= DIRECTIONS =
Nothing outside the lines from the one containing "Clone this chart in matplotlib." through the one containing "ax.axvline(m, color='#888888', lw=0.7, ls=(0, (1, 2)), zorder=1)" should be copied, and no pictures either. Copy those lines exactly.

## BEGIN GIVEN INFORMATION

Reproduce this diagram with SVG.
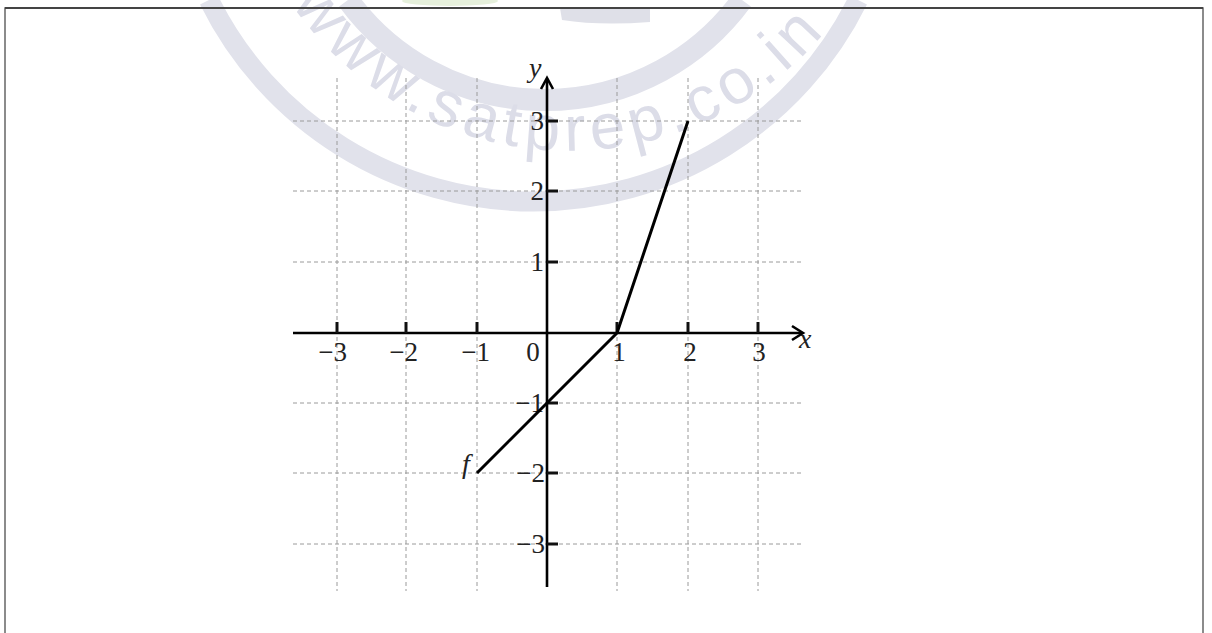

## END GIVEN INFORMATION
## BEGIN GIVEN INFORMATION

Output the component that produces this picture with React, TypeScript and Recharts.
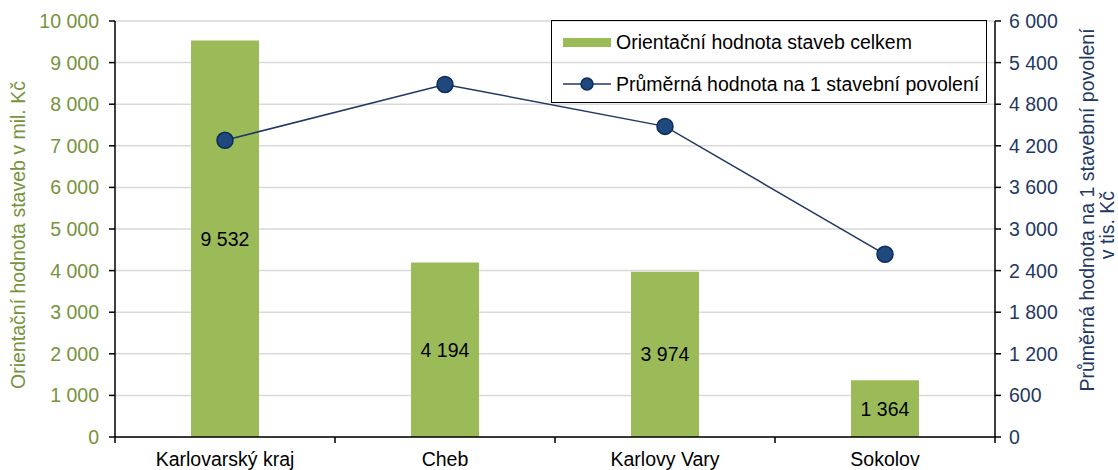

## END GIVEN INFORMATION
## BEGIN GIVEN INFORMATION

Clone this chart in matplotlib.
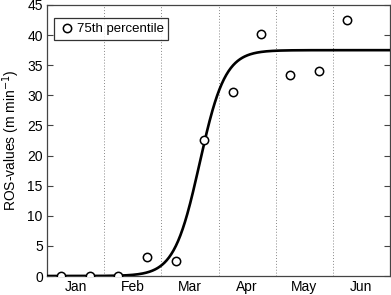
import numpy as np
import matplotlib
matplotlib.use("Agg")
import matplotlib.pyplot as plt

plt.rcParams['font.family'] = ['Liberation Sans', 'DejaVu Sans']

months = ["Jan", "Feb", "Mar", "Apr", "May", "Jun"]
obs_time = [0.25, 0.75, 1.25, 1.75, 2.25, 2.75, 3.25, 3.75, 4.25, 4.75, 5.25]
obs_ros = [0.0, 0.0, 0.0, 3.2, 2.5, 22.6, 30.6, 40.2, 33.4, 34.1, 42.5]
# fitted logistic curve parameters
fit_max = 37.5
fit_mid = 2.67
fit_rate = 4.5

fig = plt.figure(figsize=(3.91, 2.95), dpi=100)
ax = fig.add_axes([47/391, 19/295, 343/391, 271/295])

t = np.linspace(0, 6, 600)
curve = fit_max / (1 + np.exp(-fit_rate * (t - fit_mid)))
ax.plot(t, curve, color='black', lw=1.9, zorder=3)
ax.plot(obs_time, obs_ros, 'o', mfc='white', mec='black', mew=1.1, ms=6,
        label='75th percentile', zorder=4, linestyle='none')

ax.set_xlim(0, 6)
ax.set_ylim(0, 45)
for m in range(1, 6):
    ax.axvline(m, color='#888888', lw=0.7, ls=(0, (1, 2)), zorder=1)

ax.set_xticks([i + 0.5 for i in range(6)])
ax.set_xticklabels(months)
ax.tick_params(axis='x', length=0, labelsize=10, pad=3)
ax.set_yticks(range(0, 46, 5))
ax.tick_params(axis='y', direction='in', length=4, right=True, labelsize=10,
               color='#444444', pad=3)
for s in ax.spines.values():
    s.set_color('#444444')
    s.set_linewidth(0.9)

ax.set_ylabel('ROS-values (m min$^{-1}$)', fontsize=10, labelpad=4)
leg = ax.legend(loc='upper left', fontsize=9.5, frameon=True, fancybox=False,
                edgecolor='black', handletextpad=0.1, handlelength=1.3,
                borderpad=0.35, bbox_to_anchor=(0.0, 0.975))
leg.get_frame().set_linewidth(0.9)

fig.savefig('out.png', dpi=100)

## END GIVEN INFORMATION

= RESULT BELOW =
Clone this chart in matplotlib.
import numpy as np
import matplotlib
matplotlib.use("Agg")
import matplotlib.pyplot as plt

plt.rcParams['font.family'] = ['Liberation Sans', 'DejaVu Sans']

months = ["Jan", "Feb", "Mar", "Apr", "May", "Jun"]
obs_time = [0.25, 0.75, 1.25, 1.75, 2.25, 2.75, 3.25, 3.75, 4.25, 4.75, 5.25]
obs_ros = [0.0, 0.0, 0.0, 3.2, 2.5, 22.6, 30.6, 40.2, 33.4, 34.1, 42.5]
# fitted logistic curve parameters
fit_max = 37.5
fit_mid = 2.67
fit_rate = 4.5

fig = plt.figure(figsize=(3.91, 2.95), dpi=100)
ax = fig.add_axes([47/391, 19/295, 343/391, 271/295])

t = np.linspace(0, 6, 600)
curve = fit_max / (1 + np.exp(-fit_rate * (t - fit_mid)))
ax.plot(t, curve, color='black', lw=1.9, zorder=3)
ax.plot(obs_time, obs_ros, 'o', mfc='white', mec='black', mew=1.1, ms=6,
        label='75th percentile', zorder=4, linestyle='none')

ax.set_xlim(0, 6)
ax.set_ylim(0, 45)
for m in range(1, 6):
    ax.axvline(m, color='#888888', lw=0.7, ls=(0, (1, 2)), zorder=1)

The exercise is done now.